Een slimme kilometerheffing – rekeningrijden, zeg maar – zou de grote steden in ons land veel méér lucht geven, vindt Gust Blauwens, transporteconoom aan de Universiteit Antwerpen. Betalen dus voor een autorit. Hoeveel? Dat hangt af van waar u rijdt, met welke auto, en wanneer. Een trip richting hoofdstad tijdens de spitsuren zou natuurlijk meer moeten kosten dan een ritje op een landwegel richting zonsondergang. Al met al een hele stap verder dan het net ter ziele gegane wegenvignet.

Inspiratie valt ook te rapen in het buitenland. Duitsland bijvoorbeeld voerde een slimme techniek in voor vrachtwagens. Een soort combinatie van gsm en gps in de bestuurderscabine tekent alle routes op, stuurt ze door naar de juiste instanties, en op het einde van de maand ligt de factuur bij wijze van spreken in de bus.

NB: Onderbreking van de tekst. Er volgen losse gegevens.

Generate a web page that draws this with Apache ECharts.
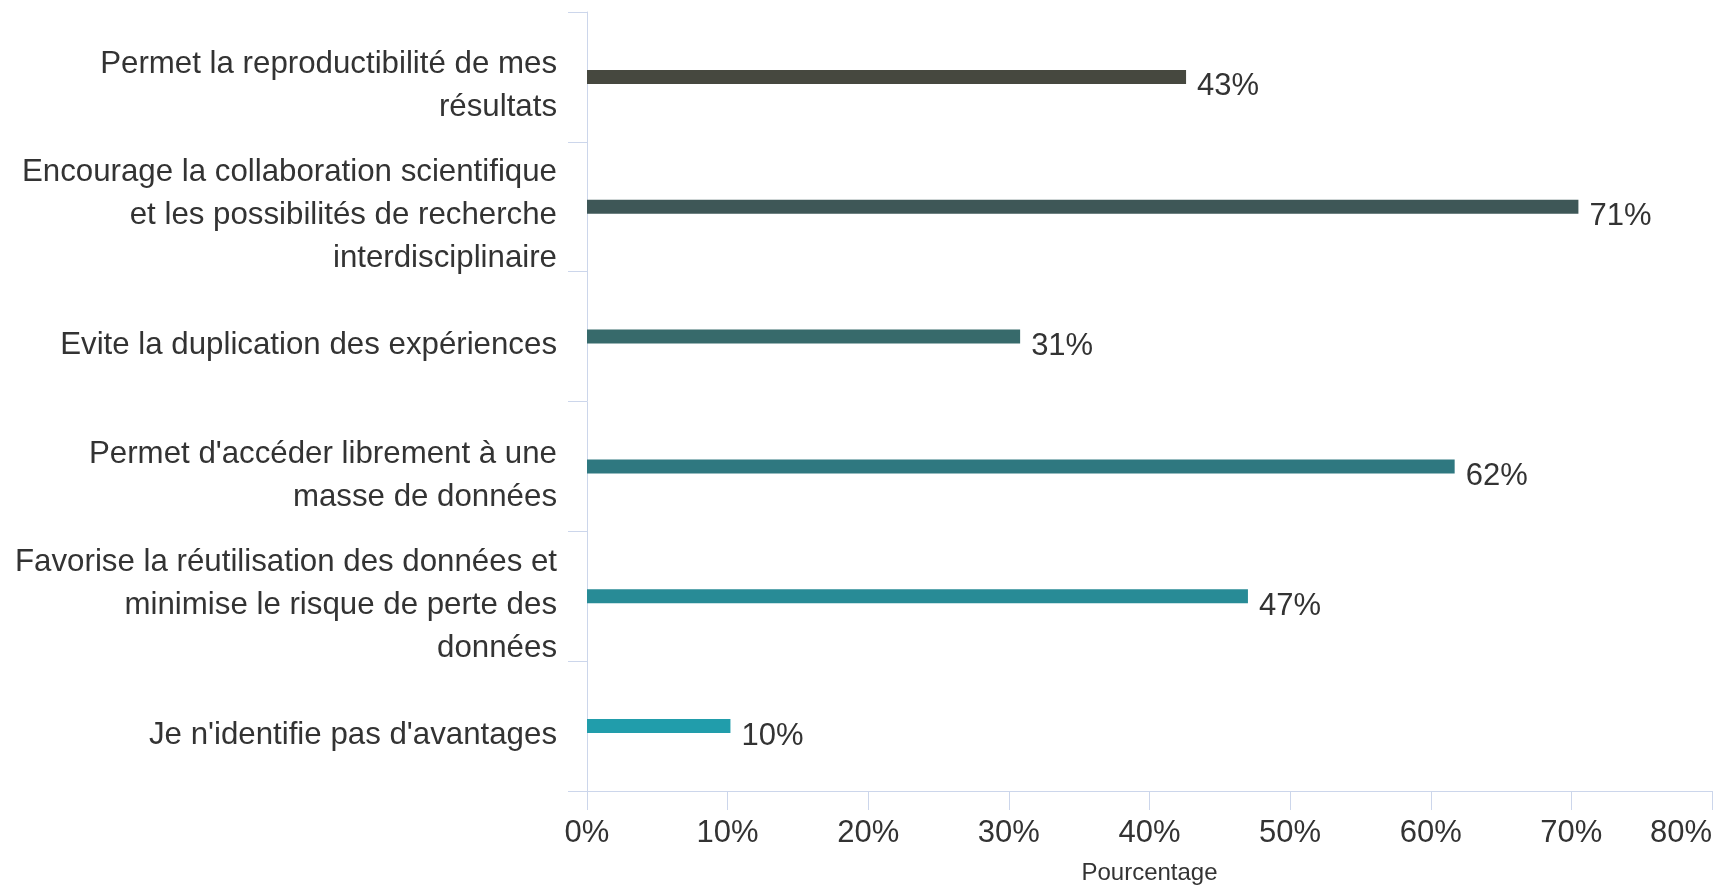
<!DOCTYPE html>
<html>
<head>
<meta charset="utf-8">
<script src="https://cdn.jsdelivr.net/npm/echarts@6/dist/echarts.min.js"></script>
<style>
html,body{margin:0;padding:0;background:#fff;}
#chart{width:1719px;height:885px;}
</style>
</head>
<body>
<div id="chart"></div>
<script>
var categories = [
  "Permet la reproductibilité de mes\nrésultats",
  "Encourage la collaboration scientifique\net les possibilités de recherche\ninterdisciplinaire",
  "Evite la duplication des expériences",
  "Permet d'accéder librement à une\nmasse de données",
  "Favorise la réutilisation des données et\nminimise le risque de perte des\ndonnées",
  "Je n'identifie pas d'avantages"
];
var values = [42.6, 70.5, 30.8, 61.7, 47.0, 10.2];
var valueLabels = ["43%", "71%", "31%", "62%", "47%", "10%"];
var barColors = ["#46483f", "#3e5757", "#376a6b", "#2f7880", "#288b96", "#219dab"];
var xTicks = { min: 0, max: 80, interval: 10 };
var xAxisTitle = "Pourcentage";

var chart = echarts.init(document.getElementById('chart'), null, {renderer: 'canvas'});
var font = "'Liberation Sans', Arial, sans-serif";
var axisColor = '#ccd6eb';
var textColor = '#333333';

chart.setOption({
  animation: false,
  backgroundColor: '#ffffff',
  grid: { left: 587, right: 7, top: 12, bottom: 94, containLabel: false, outerBoundsMode: 'none' },
  xAxis: {
    type: 'value',
    min: xTicks.min, max: xTicks.max, interval: xTicks.interval,
    name: xAxisTitle,
    nameLocation: 'middle',
    nameGap: 70,
    nameTextStyle: { fontFamily: font, fontSize: 24, color: textColor },
    axisLine: { show: true, lineStyle: { color: axisColor, width: 1 } },
    axisTick: { show: true, length: 19, lineStyle: { color: axisColor } },
    splitLine: { show: false },
    axisLabel: {
      formatter: '{value}%',
      fontFamily: font, fontSize: 31, color: textColor,
      margin: 27,
      alignMaxLabel: 'right'
    }
  },
  yAxis: {
    type: 'category',
    data: categories,
    inverse: true,
    axisLine: { show: true, lineStyle: { color: axisColor, width: 1 } },
    axisTick: { show: true, length: 19, lineStyle: { color: axisColor } },
    splitLine: { show: false },
    axisLabel: {
      fontFamily: font, fontSize: 31.25, color: textColor,
      lineHeight: 43,
      margin: 30,
      align: 'right',
      interval: 0,
      formatter: function (v) {
        return '{sp| }\n' + v.split('\n').map(function (s) { return '{t|' + s + '}'; }).join('\n');
      },
      rich: {
        sp: { fontSize: 1, lineHeight: 18, height: 18 },
        t: { fontFamily: font, fontSize: 31.25, color: textColor, lineHeight: 43, align: 'right' }
      }
    }
  },
  series: [{
    type: 'bar',
    barWidth: 14,
    data: values.map(function (v, i) {
      return { value: v, itemStyle: { color: barColors[i] } };
    }),
    label: {
      show: true,
      position: 'right',
      distance: 11,
      offset: [0, 10],
      fontFamily: font, fontSize: 31, color: textColor,
      formatter: function (p) { return valueLabels[p.dataIndex]; }
    }
  }]
});
</script>
</body>
</html>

Taboe, vinden vooral de socialistische politici in ons land, want rekeningrijden is helemaal niet sociaal. Nochtans zouden de opbrengsten van een slimme kilometerheffing gebruikt kunnen worden om de lasten op arbeid te verlagen, met een daling van de werkloosheid tot gevolg. Het waren overigens vaak linkse politici die het rekeningrijden in het buitenland hebben ingevoerd: het kabinet-Schröder in Duitsland, de Arbeiderspartij in Noorwegen.

Georges Allaert, hoogleraar ruimtelijke planning aan de Universiteit Gent, pleit dan weer voor duurzame mobiliteit. Dat betekent: aandacht hebben voor het sociale aspect van transport, maar ook voor energie, ecologie en economie. Dat vereist één federale minister van Mobiliteit. Een beetje zoals de minister van Klimaat, wiens komst nu al met veel tamtam wordt aangekondigd. En nee, zo’n mobiliteitsminister zou zijn regionale collega’s niet voor de voeten lopen. Hij moet het globale mobiliteitsbeleid op lange termijn uittekenen, en er ook voor zorgen dat alle regionale puzzelstukjes in elkaar vallen. Niet alleen voor het woon-werkverkeer, ook wat logistiek betreft.

De luchthaven van Zaventem moet zijn goederenvervoer zo veel mogelijk beperken, in de visie van Allaert, en zich concentreren op passagiers. Dat lost het probleem van de nachtvluchten al grotendeels op. Goederenvervoer is meer iets voor de regionale luchthavens in ons land, die zo meteen een duidelijke taak krijgen. Regionale luchthavens zoals die van Oostende hebben bovendien het voordeel dat ze in de nabijheid van een haven liggen. Grote overslagplatforms ten slotte zouden alle transportmodi veel beter op elkaar moeten afstemmen. Vrachtwagens die zonder veel moeite op een trein kunnen rollen bijvoorbeeld, of op een binnenvaartschip. Zo’n duidelijke, alles overkoepelende strategie zal de nodige privé-investeerders over de streep trekken, gelooft professor Allaert.

Drastische keuzes maken: er zal niets anders op zitten als we een apocalyptisch verkeersinfarct in de nabije toekomst willen vermijden. Economen en ecologisten hoeven elkaar niet per se in de haren te vliegen: meer mobiliteit betekent niet noodzakelijk minder groen. Meer economische bedrijvigheid, met meer jobs, staat niet onvermijdelijk gelijk met meer broeikasgassen. Als het verhaal door een duurzame bril bekeken wordt, tenminste. Maar het is wel de hoogste tijd voor een allesomvattend strategisch plan als we in de toekomst mobiel willen blijven. Zowel de vele pendelaars als het bedrijfsleven in ons land zijn vragende partij.

Samengevat

Dringende mobiliteitsproblemen raken niet opgelost omdat te veel instanties en bestuursniveaus bevoegd zijn.

Telewerken en rekeningrijden kunnen het fileleed verzachten.

Een federale ‘superminister’ van Mobiliteit moet een echt duurzaam mobiliteitsbeleid uittekenen.